Some of the most enjoyable moments for me in Lesotho come after school when I am able to talk to individual or small groups of students about anything and everything, in Sesotho. This is when we all really learn. Or should I say this used to be when we all really learn?
On this day it was three girls, Mahlape, Nthatisi, and Moliehi, all of which are in 10th grade. Light rain was falling, and lightning was striking in the distance, so first we started discussing that: Is there lightning in America? Does it kill people often like it does here? Do people in America also say that God is taking a picture when lightning flashes (and that the picture came out poorly if the lightning bolt struck someone)?
Then a taxi whizzed by us on the paved road. "Are there taxis in America?" asked Nthatisi.
"Yeah," I said. "But they don't look the same as these ones." Taxis in Lesotho are almost exclusively white Toyota minivans.

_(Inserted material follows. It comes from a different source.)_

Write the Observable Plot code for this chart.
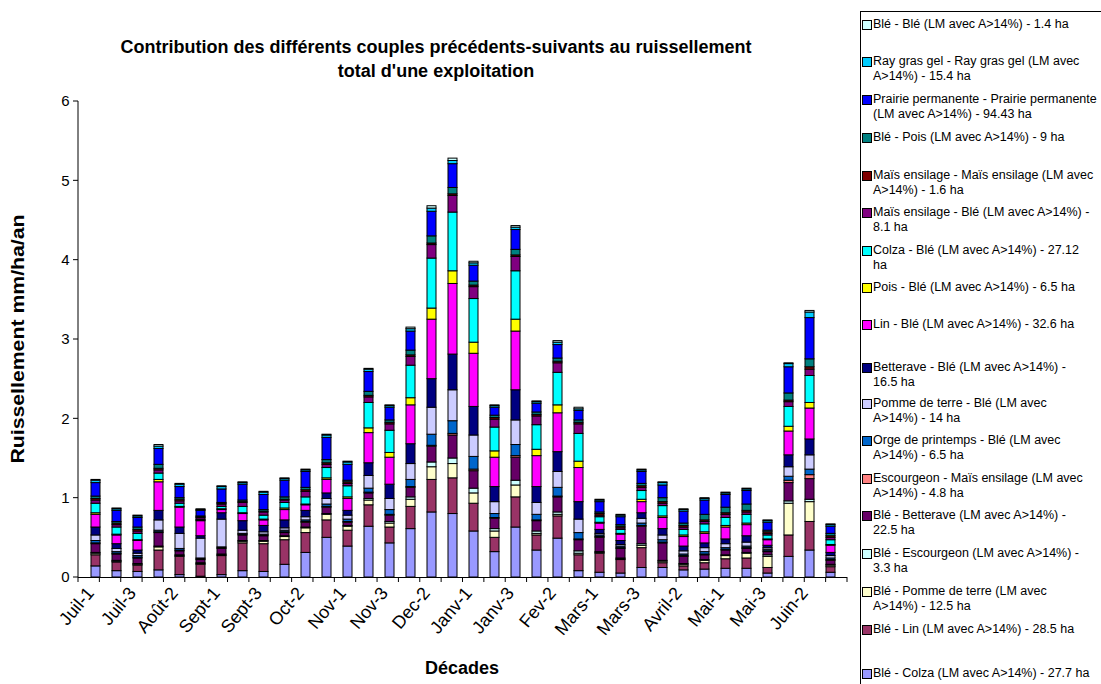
<!DOCTYPE html>
<html><head><meta charset="utf-8">
<script src="https://cdn.jsdelivr.net/npm/d3@7"></script>
<script src="https://cdn.jsdelivr.net/npm/@observablehq/plot@0.6"></script>
<style>
body{margin:0;background:#fff;font-family:Arial,"Liberation Sans",sans-serif;}
#wrap{position:relative;width:1101px;height:684px;overflow:hidden;background:#fff;}
#plot{position:absolute;left:0;top:0;}
.title{position:absolute;left:86px;width:700px;text-align:center;font-weight:bold;font-size:18px;top:35px;line-height:24px;}
.ylab{position:absolute;font-weight:bold;font-size:18px;white-space:nowrap;left:18px;top:339px;transform:translate(-50%,-50%) rotate(-90deg) scaleX(1.18);}
.xlab{position:absolute;font-weight:bold;font-size:18px;left:462px;top:668px;transform:translate(-50%,-50%);}
#legend{position:absolute;left:860px;top:11px;width:260px;height:700px;border:1px solid #000;box-sizing:border-box;}
.item{position:absolute;left:12px;font-size:12.5px;line-height:15px;white-space:pre;}
.sw{position:absolute;left:-11px;top:3px;width:8px;height:8px;border:1px solid #000;}
</style></head>
<body><div id="wrap">
<div id="plot"></div>
<div class="title">Contribution des différents couples précédents-suivants au ruissellement<br>total d'une exploitation</div>
<div class="ylab">Ruissellement mm/ha/an</div>
<div class="xlab">Décades</div>
<div id="legend"></div>
</div>
<script>
const decades = ["Juil-1","Juil-2","Juil-3","Août-1","Août-2","Août-3","Sept-1","Sept-2","Sept-3","Oct-1","Oct-2","Oct-3","Nov-1","Nov-2","Nov-3","Dec-1","Dec-2","Dec-3","Janv-1","Janv-2","Janv-3","Fev-1","Fev-2","Fev-3","Mars-1","Mars-2","Mars-3","Avril-1","Avril-2","Avril-3","Mai-1","Mai-2","Mai-3","Juin-1","Juin-2","Juin-3"];
const xTickLabels = decades.filter((d, i) => i % 2 === 0);
const yTicks = [0,1,2,3,4,5,6];

// series, bottom of stack first
const legendLabels = [
 "Blé - Colza (LM avec A>14%) - 27.7 ha",
 "Blé - Lin (LM avec A>14%) - 28.5 ha",
 "Blé - Pomme de terre (LM avec\nA>14%) - 12.5 ha",
 "Blé - Escourgeon (LM avec A>14%) -\n3.3 ha",
 "Blé - Betterave (LM avec A>14%) -\n22.5 ha",
 "Escourgeon - Maïs ensilage (LM avec\nA>14%) - 4.8 ha",
 "Orge de printemps - Blé (LM avec\nA>14%) - 6.5 ha",
 "Pomme de terre - Blé (LM avec\nA>14%) - 14 ha",
 "Betterave - Blé (LM avec A>14%) -\n16.5 ha",
 "Lin - Blé (LM avec A>14%) - 32.6 ha",
 "Pois - Blé (LM avec A>14%) - 6.5 ha",
 "Colza - Blé (LM avec A>14%) - 27.12\nha",
 "Maïs ensilage - Blé (LM avec A>14%) -\n8.1 ha",
 "Maïs ensilage - Maïs ensilage (LM avec\nA>14%) - 1.6 ha",
 "Blé - Pois (LM avec A>14%) - 9 ha",
 "Prairie permanente - Prairie permanente\n(LM avec A>14%) - 94.43 ha",
 "Ray gras gel - Ray gras gel (LM avec\nA>14%) - 15.4 ha",
 "Blé - Blé (LM avec A>14%) - 1.4 ha"
];
const seriesNames = legendLabels.map(s => s.replace("\n", " "));

const bleColza = [0.14,0.08,0.07,0.09,0.03,0.01,0.03,0.08,0.07,0.16,0.31,0.50,0.39,0.64,0.43,0.61,0.82,0.80,0.58,0.32,0.63,0.34,0.49,0.08,0.06,0.05,0.12,0.12,0.09,0.10,0.11,0.11,0.05,0.26,0.34,0.06];
const bleLin = [0.14,0.11,0.08,0.25,0.23,0.15,0.24,0.35,0.35,0.31,0.25,0.22,0.20,0.27,0.20,0.28,0.41,0.45,0.35,0.18,0.38,0.19,0.28,0.20,0.24,0.17,0.25,0.06,0.05,0.08,0.12,0.13,0.07,0.27,0.36,0.07];
const blePdt = [0.02,0.01,0.01,0.04,0.01,0.01,0.01,0.02,0.03,0.04,0.06,0.07,0.05,0.06,0.05,0.09,0.16,0.18,0.13,0.08,0.15,0.02,0.02,0.02,0.01,0.01,0.03,0.02,0.02,0.03,0.04,0.06,0.14,0.40,0.25,0.02];
const bleEscourgeon = [0.01,0.01,0.01,0.01,0.01,0.01,0.01,0.01,0.01,0.01,0.01,0.01,0.01,0.02,0.02,0.03,0.06,0.07,0.06,0.03,0.06,0.03,0.03,0.03,0.01,0.01,0.02,0.01,0.01,0.01,0.01,0.01,0.02,0.03,0.03,0.01];
const bleBetterave = [0.11,0.08,0.07,0.17,0.05,0.04,0.07,0.07,0.06,0.04,0.06,0.08,0.04,0.07,0.08,0.12,0.20,0.29,0.22,0.13,0.29,0.13,0.19,0.14,0.18,0.12,0.22,0.22,0.09,0.06,0.06,0.05,0.04,0.23,0.26,0.05];
const escourgeonMais = [0.01,0.01,0.01,0.01,0.01,0.01,0.01,0.01,0.01,0.01,0.01,0.01,0.01,0.01,0.01,0.01,0.01,0.02,0.02,0.01,0.02,0.01,0.01,0.01,0.01,0.01,0.01,0.01,0.01,0.01,0.01,0.01,0.01,0.03,0.05,0.01];
const orgeBle = [0.03,0.02,0.02,0.02,0.02,0.01,0.01,0.01,0.01,0.02,0.02,0.03,0.03,0.05,0.06,0.09,0.14,0.16,0.16,0.05,0.14,0.07,0.11,0.08,0.02,0.02,0.03,0.03,0.02,0.03,0.02,0.02,0.02,0.05,0.07,0.02];
const pdtBle = [0.07,0.04,0.03,0.13,0.19,0.25,0.35,0.04,0.03,0.03,0.04,0.07,0.05,0.16,0.14,0.20,0.34,0.39,0.27,0.15,0.31,0.15,0.20,0.17,0.02,0.02,0.06,0.06,0.04,0.05,0.05,0.05,0.02,0.12,0.18,0.03];
const betteraveBle = [0.10,0.06,0.04,0.12,0.08,0.03,0.08,0.12,0.08,0.10,0.08,0.07,0.06,0.16,0.18,0.25,0.36,0.45,0.36,0.19,0.38,0.20,0.25,0.22,0.05,0.05,0.07,0.08,0.06,0.06,0.06,0.08,0.03,0.15,0.20,0.04];
const linBle = [0.16,0.11,0.12,0.36,0.25,0.19,0.04,0.09,0.07,0.13,0.07,0.17,0.15,0.38,0.34,0.49,0.75,0.89,0.67,0.37,0.74,0.39,0.49,0.43,0.08,0.08,0.14,0.14,0.12,0.12,0.15,0.14,0.07,0.30,0.39,0.09];
const poisBle = [0.02,0.01,0.01,0.03,0.01,0.01,0.01,0.01,0.01,0.02,0.01,0.02,0.02,0.06,0.06,0.09,0.14,0.16,0.14,0.08,0.15,0.08,0.10,0.08,0.01,0.01,0.03,0.02,0.02,0.02,0.02,0.02,0.01,0.06,0.07,0.01];
const colzaBle = [0.12,0.09,0.08,0.08,0.04,0.01,0.03,0.08,0.05,0.07,0.09,0.13,0.14,0.32,0.28,0.41,0.63,0.74,0.55,0.30,0.61,0.31,0.41,0.35,0.07,0.05,0.11,0.13,0.07,0.10,0.10,0.11,0.05,0.25,0.34,0.06];
const maisBle = [0.04,0.03,0.03,0.04,0.03,0.02,0.03,0.05,0.04,0.03,0.07,0.04,0.03,0.07,0.08,0.11,0.17,0.21,0.15,0.10,0.18,0.11,0.12,0.12,0.02,0.02,0.04,0.03,0.03,0.03,0.04,0.03,0.02,0.06,0.08,0.03];
const maisMais = [0.02,0.02,0.02,0.02,0.02,0.01,0.01,0.01,0.01,0.01,0.02,0.02,0.02,0.02,0.02,0.02,0.02,0.02,0.02,0.02,0.02,0.02,0.02,0.02,0.02,0.02,0.02,0.02,0.02,0.02,0.02,0.02,0.02,0.02,0.03,0.02];
const blePois = [0.03,0.02,0.03,0.05,0.02,0.01,0.01,0.02,0.02,0.03,0.03,0.04,0.02,0.05,0.03,0.06,0.09,0.08,0.05,0.03,0.07,0.03,0.04,0.03,0.02,0.02,0.03,0.05,0.03,0.07,0.07,0.08,0.02,0.09,0.10,0.03];
const prairie = [0.17,0.14,0.12,0.20,0.14,0.07,0.17,0.20,0.19,0.21,0.20,0.28,0.20,0.25,0.16,0.24,0.31,0.30,0.20,0.10,0.25,0.11,0.17,0.12,0.13,0.10,0.15,0.16,0.15,0.18,0.16,0.17,0.10,0.33,0.52,0.09];
const rayGras = [0.03,0.02,0.02,0.03,0.03,0.01,0.03,0.02,0.03,0.02,0.02,0.03,0.03,0.03,0.02,0.03,0.04,0.04,0.03,0.02,0.03,0.02,0.03,0.02,0.02,0.02,0.02,0.03,0.02,0.02,0.02,0.02,0.02,0.04,0.07,0.02];
const bleBle = [0.01,0.01,0.01,0.02,0.01,0.01,0.01,0.01,0.01,0.01,0.01,0.01,0.01,0.01,0.01,0.02,0.03,0.03,0.02,0.01,0.02,0.01,0.02,0.02,0.01,0.01,0.01,0.01,0.01,0.01,0.01,0.01,0.01,0.01,0.02,0.01];

const seriesValues = [bleColza, bleLin, blePdt, bleEscourgeon, bleBetterave, escourgeonMais, orgeBle, pdtBle, betteraveBle, linBle, poisBle, colzaBle, maisBle, maisMais, blePois, prairie, rayGras, bleBle];
const colors = ["#9999FF","#993366","#FFFFCC","#CCFFFF","#660066","#FF8080","#0066CC","#CCCCFF","#000080","#FF00FF","#FFFF00","#00FFFF","#800080","#800000","#008080","#0000FF","#00CCFF","#CCFFFF"];

const rows = [];
decades.forEach((d, i) => seriesNames.forEach((s, j) => rows.push({decade: d, serie: s, value: seriesValues[j][i]})));

const chart = Plot.plot({
  width: 860, height: 684,
  marginLeft: 78, marginRight: 13, marginTop: 101, marginBottom: 107,
  style: {fontFamily: 'Arial, "Liberation Sans", sans-serif', color: "black", background: "white", overflow: "visible"},
  x: {domain: decades, paddingInner: 0.58, paddingOuter: 0.29, axis: null},
  y: {domain: [0, 6], axis: null},
  color: {domain: seriesNames, range: colors},
  marks: [
    Plot.barY(rows, {x: "decade", y: "value", fill: "serie", stroke: "black", strokeWidth: 1}),
    Plot.ruleY([0], {stroke: "black"}),
    Plot.text(xTickLabels, {x: d => d, frameAnchor: "bottom", dx: -1, dy: 16, rotate: -50, textAnchor: "end", fontSize: 18, fill: "black"}),
    Plot.text(yTicks, {y: d => d, frameAnchor: "left", dx: -9, textAnchor: "end", fontSize: 15, fill: "black", text: d => String(d)})
  ]
});
document.getElementById("plot").appendChild(chart);

const svg = d3.select(chart);
const xs = chart.scale("x"), ys = chart.scale("y");
const r0 = xs.range[0], r1 = xs.range[1];
// y axis line and ticks
svg.append("line").attr("x1", r0).attr("x2", r0).attr("y1", ys.apply(6)).attr("y2", ys.apply(0)).attr("stroke", "black");
yTicks.forEach(v => svg.append("line").attr("x1", r0 - 5).attr("x2", r0).attr("y1", ys.apply(v)).attr("y2", ys.apply(v)).attr("stroke", "black"));
// category boundary ticks
const step = (r1 - r0) / decades.length;
for (let i = 0; i <= decades.length; i++) {
  svg.append("line").attr("x1", r0 + i * step).attr("x2", r0 + i * step).attr("y1", ys.apply(0)).attr("y2", ys.apply(0) + 5).attr("stroke", "black");
}

// legend (top item = last series)
const legendTops = [24, 61, 99, 137, 175, 212, 250, 287, 324, 367, 403, 440, 478, 515, 553, 591, 629, 673];
const legend = document.getElementById("legend");
[...legendLabels].reverse().forEach((lab, k) => {
  const j = legendLabels.length - 1 - k;
  const it = document.createElement("div");
  it.className = "item";
  it.style.top = (legendTops[k] - 11 - 8) + "px";
  it.textContent = lab;
  const sw = document.createElement("span");
  sw.className = "sw";
  sw.style.background = colors[j];
  it.appendChild(sw);
  legend.appendChild(it);
});
</script>
</body></html>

"How do you stop them in America? Do you do this?" Nthatisi began waving her arm up and down, palm down, as people do in order to stop a taxi in Lesotho. I was thinking. No, they don't do that, I don't think. But what do they do. "Um," I stalled. Still thinking. Girls staring. Do you wave, and if so, how? Do you shout, and if so, what? How do you stop a taxi in America, dammit?
Finally, I whispered, "I can't remember."
The girls began dying in laughter. "You're a Mosotho now!" yells Moliehi. "You can't remember! You're going to do this at home and the taxi will just keep going!"
I knew this kind of thing would happen at some point, and I guess I'm somewhat surprised that it had taken so long. But because I've been here for two uninterrupted years now my memory of customary ways of doing things in the States has faded, and therefore I've become less useful as a cultural liaison between Lesotho and the U.S. My trip home in December will be beneficial in that respect. When I return to Lesotho I'll again be able to relate to people how taxis are stopped in America, and other such vital pieces of information.